Solving Arc Length of 9x^2 = 4y^2 from 0 to 1

[downwithsocks]

Homework Statement

Homework Equations

l = int( sqrt( 1 + (dy/dx)^2) dx) from a to b

The Attempt at a Solution

So far I'm stuck at the R^2 thing. I know if it was just R it would mean the set of all real numbers, but I'm not sure as to what R^2 means and I don't know how to google that. Normally I would ignore it and just try to do the arc length of the 9x^2 = 4y^2 from 0 to 1 part, but that equation is just two straight opposite sloped lines right? So I know the R^2 has to mean something important, but I can't figure it out.

 

[Dick]

R^2 is just the xy plane. And it is a pretty easy problem. The curve is just two line segments as you said.

 

[downwithsocks]

Oh...okay I guess that makes sense, it means like the set of real numbers in two dimensions?
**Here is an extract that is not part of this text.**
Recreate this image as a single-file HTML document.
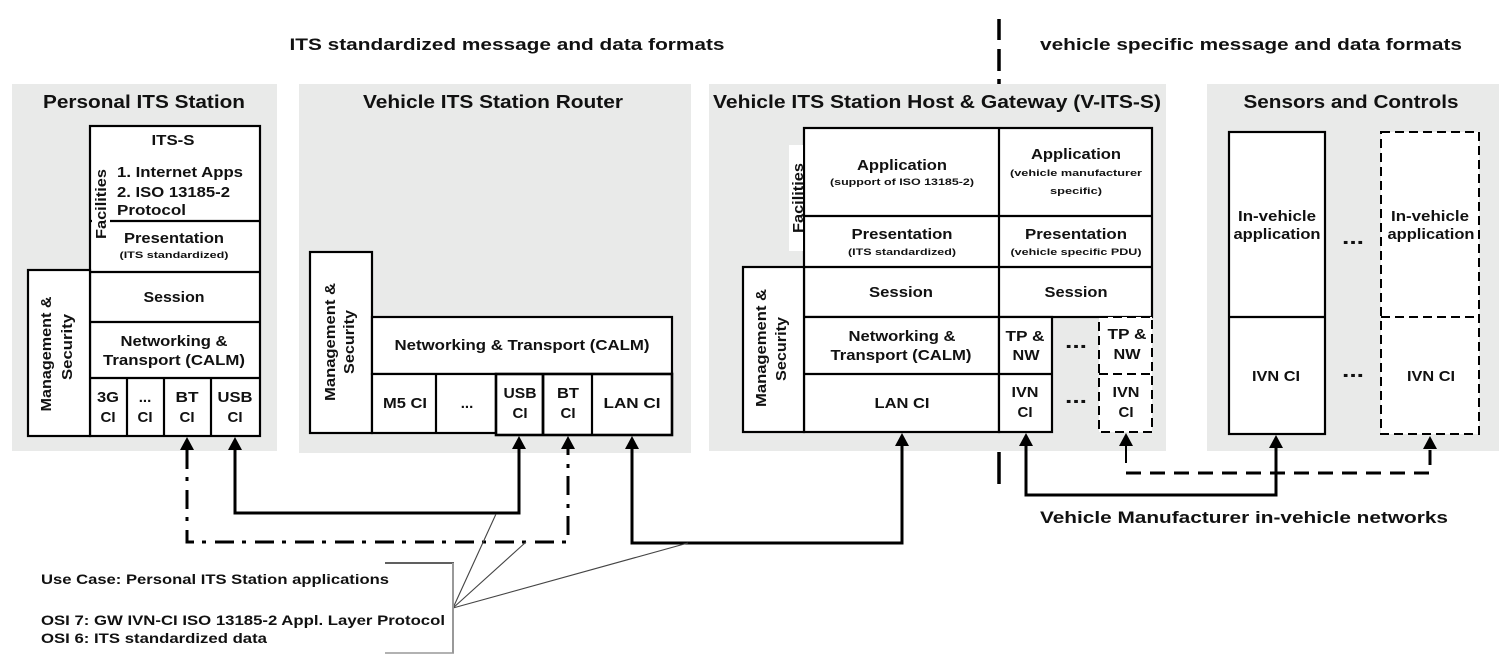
<!DOCTYPE html>
<html>
<head>
<meta charset="utf-8">
<style>
html,body{margin:0;padding:0;background:#fff;}
svg{display:block;}
</style>
</head>
<body>
<svg width="1510" height="662" viewBox="0 0 1510 662" xmlns="http://www.w3.org/2000/svg" font-family="'Liberation Sans', Arial, sans-serif" font-weight="bold" fill="#111">
  <rect x="0" y="0" width="1510" height="662" fill="#fff"/>

  <!-- top labels -->
  <text x="507" y="50" font-size="17" text-anchor="middle" textLength="435" lengthAdjust="spacingAndGlyphs">ITS standardized message and data formats</text>
  <text x="1251" y="50" font-size="17" text-anchor="middle" textLength="422" lengthAdjust="spacingAndGlyphs">vehicle specific message and data formats</text>
  <!-- separator -->
  <g stroke="#000" stroke-width="3.5">
    <line x1="999" y1="19" x2="999" y2="40"/>
    <line x1="999" y1="49" x2="999" y2="71"/>
    <line x1="999" y1="79" x2="999" y2="84"/>
    <line x1="999" y1="452" x2="999" y2="484"/>
  </g>

  <!-- panels -->
  <g fill="#e9eae9">
    <rect x="12" y="84" width="265" height="367"/>
    <rect x="299" y="84" width="392" height="369"/>
    <rect x="709" y="84" width="457" height="367"/>
    <rect x="1207" y="84" width="292" height="367"/>
  </g>

  <!-- titles -->
  <g font-size="18" text-anchor="middle">
    <text x="144" y="108" textLength="202" lengthAdjust="spacingAndGlyphs">Personal ITS Station</text>
    <text x="493" y="108" textLength="260" lengthAdjust="spacingAndGlyphs">Vehicle ITS Station Router</text>
    <text x="937" y="108" textLength="448" lengthAdjust="spacingAndGlyphs">Vehicle ITS Station Host &amp; Gateway (V-ITS-S)</text>
    <text x="1351" y="108" textLength="215" lengthAdjust="spacingAndGlyphs">Sensors and Controls</text>
  </g>

  <!-- ===== Panel 1 ===== -->
  <g fill="#fff" stroke="#000" stroke-width="2.2">
    <rect x="90" y="126" width="170" height="310"/>
    <rect x="28" y="270" width="62" height="166"/>
  </g>
  <g stroke="#000" stroke-width="2.2">
    <line x1="90" y1="221" x2="260" y2="221"/>
    <line x1="90" y1="272" x2="260" y2="272"/>
    <line x1="90" y1="322" x2="260" y2="322"/>
    <line x1="90" y1="378" x2="260" y2="378"/>
    <line x1="127" y1="378" x2="127" y2="436"/>
    <line x1="164" y1="378" x2="164" y2="436"/>
    <line x1="211" y1="378" x2="211" y2="436"/>
  </g>
  <rect x="92" y="164" width="18" height="80" fill="#fff"/>
  <text transform="translate(106,204) rotate(-90)" font-size="15" text-anchor="middle" textLength="70" lengthAdjust="spacingAndGlyphs">Facilities</text>
  <g font-size="15">
    <text x="173" y="145" text-anchor="middle" textLength="43" lengthAdjust="spacingAndGlyphs">ITS-S</text>
    <text x="117" y="177" textLength="126" lengthAdjust="spacingAndGlyphs">1. Internet Apps</text>
    <text x="117" y="197" textLength="113" lengthAdjust="spacingAndGlyphs">2. ISO 13185-2</text>
    <text x="117" y="215" textLength="69" lengthAdjust="spacingAndGlyphs">Protocol</text>
    <text x="174" y="243" text-anchor="middle" textLength="100" lengthAdjust="spacingAndGlyphs">Presentation</text>
    <text x="174" y="302" text-anchor="middle" textLength="61" lengthAdjust="spacingAndGlyphs">Session</text>
    <text x="174" y="346" text-anchor="middle" textLength="107" lengthAdjust="spacingAndGlyphs">Networking &amp;</text>
    <text x="174" y="365" text-anchor="middle" textLength="142" lengthAdjust="spacingAndGlyphs">Transport (CALM)</text>
    <text x="108" y="402" text-anchor="middle" textLength="22" lengthAdjust="spacingAndGlyphs">3G</text>
    <text x="108" y="422" text-anchor="middle">CI</text>
    <text x="145" y="402" text-anchor="middle">...</text>
    <text x="145" y="422" text-anchor="middle">CI</text>
    <text x="187" y="402" text-anchor="middle" textLength="23" lengthAdjust="spacingAndGlyphs">BT</text>
    <text x="187" y="422" text-anchor="middle">CI</text>
    <text x="235" y="402" text-anchor="middle" textLength="35" lengthAdjust="spacingAndGlyphs">USB</text>
    <text x="235" y="422" text-anchor="middle">CI</text>
  </g>
  <text x="174" y="258" font-size="9.5" text-anchor="middle" textLength="109" lengthAdjust="spacingAndGlyphs">(ITS standardized)</text>
  <text transform="translate(51,354) rotate(-90)" font-size="15" text-anchor="middle" textLength="115" lengthAdjust="spacingAndGlyphs">Management &amp;</text>
  <text transform="translate(72,347) rotate(-90)" font-size="15" text-anchor="middle" textLength="66" lengthAdjust="spacingAndGlyphs">Security</text>

  <!-- ===== Panel 2 ===== -->
  <g fill="#fff" stroke="#000" stroke-width="2.2">
    <rect x="310" y="252" width="62" height="181"/>
    <rect x="372" y="317" width="300" height="57"/>
    <rect x="372" y="374" width="124" height="59"/>
    <rect x="496" y="374" width="176" height="61" stroke-width="2.6"/>
  </g>
  <g stroke="#000" stroke-width="2.2">
    <line x1="436" y1="374" x2="436" y2="433"/>
    <line x1="543" y1="374" x2="543" y2="435" stroke-width="2.8"/>
    <line x1="592" y1="374" x2="592" y2="435"/>
  </g>
  <g font-size="15" text-anchor="middle">
    <text x="522" y="350" textLength="255" lengthAdjust="spacingAndGlyphs">Networking &amp; Transport (CALM)</text>
    <text x="405" y="408" textLength="44" lengthAdjust="spacingAndGlyphs">M5 CI</text>
    <text x="467" y="408">...</text>
    <text x="520" y="398" textLength="33" lengthAdjust="spacingAndGlyphs">USB</text>
    <text x="520" y="418">CI</text>
    <text x="568" y="398" textLength="22" lengthAdjust="spacingAndGlyphs">BT</text>
    <text x="568" y="418">CI</text>
    <text x="632" y="408" textLength="57" lengthAdjust="spacingAndGlyphs">LAN CI</text>
  </g>
  <text transform="translate(335,342) rotate(-90)" font-size="15" text-anchor="middle" textLength="118" lengthAdjust="spacingAndGlyphs">Management &amp;</text>
  <text transform="translate(354,342) rotate(-90)" font-size="15" text-anchor="middle" textLength="64" lengthAdjust="spacingAndGlyphs">Security</text>

  <!-- ===== Panel 3 ===== -->
  <g fill="#fff" stroke="#000" stroke-width="2.2">
    <rect x="804" y="128" width="348" height="189"/>
    <rect x="804" y="317" width="195" height="115"/>
    <rect x="999" y="317" width="53" height="115"/>
    <rect x="743" y="267" width="61" height="165"/>
  </g>
  <g stroke="#000" stroke-width="2.2">
    <line x1="999" y1="128" x2="999" y2="317"/>
    <line x1="804" y1="216" x2="1152" y2="216"/>
    <line x1="804" y1="267" x2="1152" y2="267"/>
    <line x1="804" y1="374" x2="1052" y2="374"/>
  </g>
  <g fill="#fff" stroke="#000" stroke-width="2" stroke-dasharray="9 5">
    <rect x="1099" y="317" width="53" height="115"/>
    <line x1="1099" y1="374" x2="1152" y2="374"/>
  </g>
  <rect x="789" y="145" width="14" height="106" fill="#fff"/>
  <text transform="translate(803,198) rotate(-90)" font-size="15" text-anchor="middle" textLength="70" lengthAdjust="spacingAndGlyphs">Facilities</text>
  <g font-size="15" text-anchor="middle">
    <text x="902" y="170" textLength="90" lengthAdjust="spacingAndGlyphs">Application</text>
    <text x="1076" y="159" textLength="90" lengthAdjust="spacingAndGlyphs">Application</text>
    <text x="902" y="239" textLength="101" lengthAdjust="spacingAndGlyphs">Presentation</text>
    <text x="1076" y="239" textLength="102" lengthAdjust="spacingAndGlyphs">Presentation</text>
    <text x="901" y="297" textLength="64" lengthAdjust="spacingAndGlyphs">Session</text>
    <text x="1076" y="297" textLength="63" lengthAdjust="spacingAndGlyphs">Session</text>
    <text x="902" y="341" textLength="107" lengthAdjust="spacingAndGlyphs">Networking &amp;</text>
    <text x="901" y="360" textLength="141" lengthAdjust="spacingAndGlyphs">Transport (CALM)</text>
    <text x="1025" y="341" textLength="39" lengthAdjust="spacingAndGlyphs">TP &amp;</text>
    <text x="1026" y="360" textLength="27" lengthAdjust="spacingAndGlyphs">NW</text>
    <text x="1127" y="339" textLength="39" lengthAdjust="spacingAndGlyphs">TP &amp;</text>
    <text x="1127" y="359" textLength="27" lengthAdjust="spacingAndGlyphs">NW</text>
    <text x="902" y="408" textLength="55" lengthAdjust="spacingAndGlyphs">LAN CI</text>
    <text x="1025" y="397" textLength="27" lengthAdjust="spacingAndGlyphs">IVN</text>
    <text x="1025" y="417">CI</text>
    <text x="1126" y="397" textLength="27" lengthAdjust="spacingAndGlyphs">IVN</text>
    <text x="1126" y="417">CI</text>
  </g>
  <g font-size="20" text-anchor="middle">
    <text x="1076" y="348" textLength="22" lengthAdjust="spacingAndGlyphs">...</text>
    <text x="1076" y="403" textLength="22" lengthAdjust="spacingAndGlyphs">...</text>
    <text x="1353" y="244" textLength="22" lengthAdjust="spacingAndGlyphs">...</text>
    <text x="1353" y="377" textLength="22" lengthAdjust="spacingAndGlyphs">...</text>
  </g>
  <g font-size="9.5" text-anchor="middle">
    <text x="902" y="185" textLength="144" lengthAdjust="spacingAndGlyphs">(support of ISO 13185-2)</text>
    <text x="1076" y="176" textLength="132" lengthAdjust="spacingAndGlyphs">(vehicle manufacturer</text>
    <text x="1076" y="194" textLength="52" lengthAdjust="spacingAndGlyphs">specific)</text>
    <text x="902" y="255" textLength="108" lengthAdjust="spacingAndGlyphs">(ITS standardized)</text>
    <text x="1076" y="255" textLength="131" lengthAdjust="spacingAndGlyphs">(vehicle specific PDU)</text>
  </g>
  <text transform="translate(766,348) rotate(-90)" font-size="15" text-anchor="middle" textLength="118" lengthAdjust="spacingAndGlyphs">Management &amp;</text>
  <text transform="translate(786,349) rotate(-90)" font-size="15" text-anchor="middle" textLength="64" lengthAdjust="spacingAndGlyphs">Security</text>

  <!-- ===== Panel 4 ===== -->
  <g fill="#fff" stroke="#000" stroke-width="2.2">
    <rect x="1229" y="132" width="96" height="302"/>
    <line x1="1229" y1="317" x2="1325" y2="317"/>
  </g>
  <g fill="#fff" stroke="#000" stroke-width="2" stroke-dasharray="9 5">
    <rect x="1381" y="132" width="98" height="302"/>
    <line x1="1381" y1="317" x2="1479" y2="317"/>
  </g>
  <g font-size="15" text-anchor="middle">
    <text x="1277" y="221" textLength="78" lengthAdjust="spacingAndGlyphs">In-vehicle</text>
    <text x="1277" y="239" textLength="87" lengthAdjust="spacingAndGlyphs">application</text>
    <text x="1430" y="221" textLength="78" lengthAdjust="spacingAndGlyphs">In-vehicle</text>
    <text x="1431" y="239" textLength="87" lengthAdjust="spacingAndGlyphs">application</text>
    <text x="1276" y="381" textLength="48" lengthAdjust="spacingAndGlyphs">IVN CI</text>
    <text x="1431" y="381" textLength="48" lengthAdjust="spacingAndGlyphs">IVN CI</text>
  </g>

  <!-- ===== Connectors ===== -->
  <g fill="none" stroke="#000" stroke-width="3">
    <polyline points="235,448 235,513 519,513 519,447"/>
    <polyline points="632,447 632,543 902,543 902,444"/>
    <polyline points="1026,444 1026,495 1276,495 1276,446"/>
    <polyline points="187,450 187,542 568,542 568,448" stroke-dasharray="19 8 4 9"/>
    <polyline points="1126,473 1430,473 1430,448" stroke-dasharray="15 9"/>
  </g>
  <line x1="1126" y1="444" x2="1126" y2="463" stroke="#000" stroke-width="2"/>

  <!-- arrowheads -->
  <g fill="#000">
    <polygon points="187,437 180,450 194,450"/>
    <polygon points="235,437 228,450 242,450"/>
    <polygon points="519,436 512,449 526,449"/>
    <polygon points="568,436 561,449 575,449"/>
    <polygon points="632,436 625,449 639,449"/>
    <polygon points="902,433 895,446 909,446"/>
    <polygon points="1026,433 1019,446 1033,446"/>
    <polygon points="1126,433 1119,446 1133,446"/>
    <polygon points="1276,435 1269,448 1283,448"/>
    <polygon points="1430,436 1423,449 1437,449"/>
  </g>

  <text x="1244" y="523" font-size="17" text-anchor="middle" textLength="408" lengthAdjust="spacingAndGlyphs">Vehicle Manufacturer in-vehicle networks</text>

  <!-- ===== Callout ===== -->
  <g stroke="#444" stroke-width="1.1" fill="none">
    <line x1="453" y1="608" x2="496" y2="514"/>
    <line x1="453" y1="608" x2="526" y2="542"/>
    <line x1="453" y1="608" x2="688" y2="543"/>
  </g>
  <line x1="385" y1="563" x2="454" y2="563" stroke="#000" stroke-width="1.2"/>
  <line x1="453" y1="563" x2="453" y2="653" stroke="#999" stroke-width="2"/>
  <line x1="385" y1="653" x2="454" y2="653" stroke="#999" stroke-width="1.5"/>
  <g font-size="14">
    <text x="41" y="584" textLength="348" lengthAdjust="spacingAndGlyphs">Use Case: Personal ITS Station applications</text>
    <text x="41" y="625" textLength="404" lengthAdjust="spacingAndGlyphs">OSI 7: GW IVN-CI ISO 13185-2 Appl. Layer Protocol</text>
    <text x="41" y="643" textLength="226" lengthAdjust="spacingAndGlyphs">OSI 6: ITS standardized data</text>
  </g>
</svg>
</body>
</html>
So if I just treat the curve as two line segments..

9x^2 - 4y^2 = 0
18x - 8y(y') = 0
-8y(y') = -18x
y' = 9x/4y
(y')^2 = 81x^2 / 16y^2
1 + (y')^2 = 1 + 81x^2 / 16y^2 = (16y^2 + 81x^2)/16y^2
= (16y^2 + 36y^2)/16y^2 = 52y^2 / 16y^2 = 13/4

l = integral sqrt(13)/2 dx from 0 to 1
= [sqrt(13)x/2] evaluated from 0 to 1
= sqrt(13)/2

So the arc length is sqrt(13)/2?

 

[downwithsocks]

Times 2 since in the second quadrant 0 <= y <= 1 is still true...so sqrt(13)?

 

[Dick]

Careful. You drew a picture of the curve, right? It isn't x that goes from 0 to 1. It's y. What's the x range? You've also got a second segment with negative x values.

 

[downwithsocks]

Oh so I do the integral from 0 to 2/3? And then get 2(sqrt(13)/3) because the "curve" is in quadrant 1 and 2?

 

[Dick]

Oh so I do the integral from 0 to 2/3? And then get 2(sqrt(13)/3) because the "curve" is in quadrant 1 and 2?

That's what I get. You can also check it by drawing the triangles and using the Pythagorean Theorem, right?

 

[downwithsocks]

Yeah I get the same answer, thank you!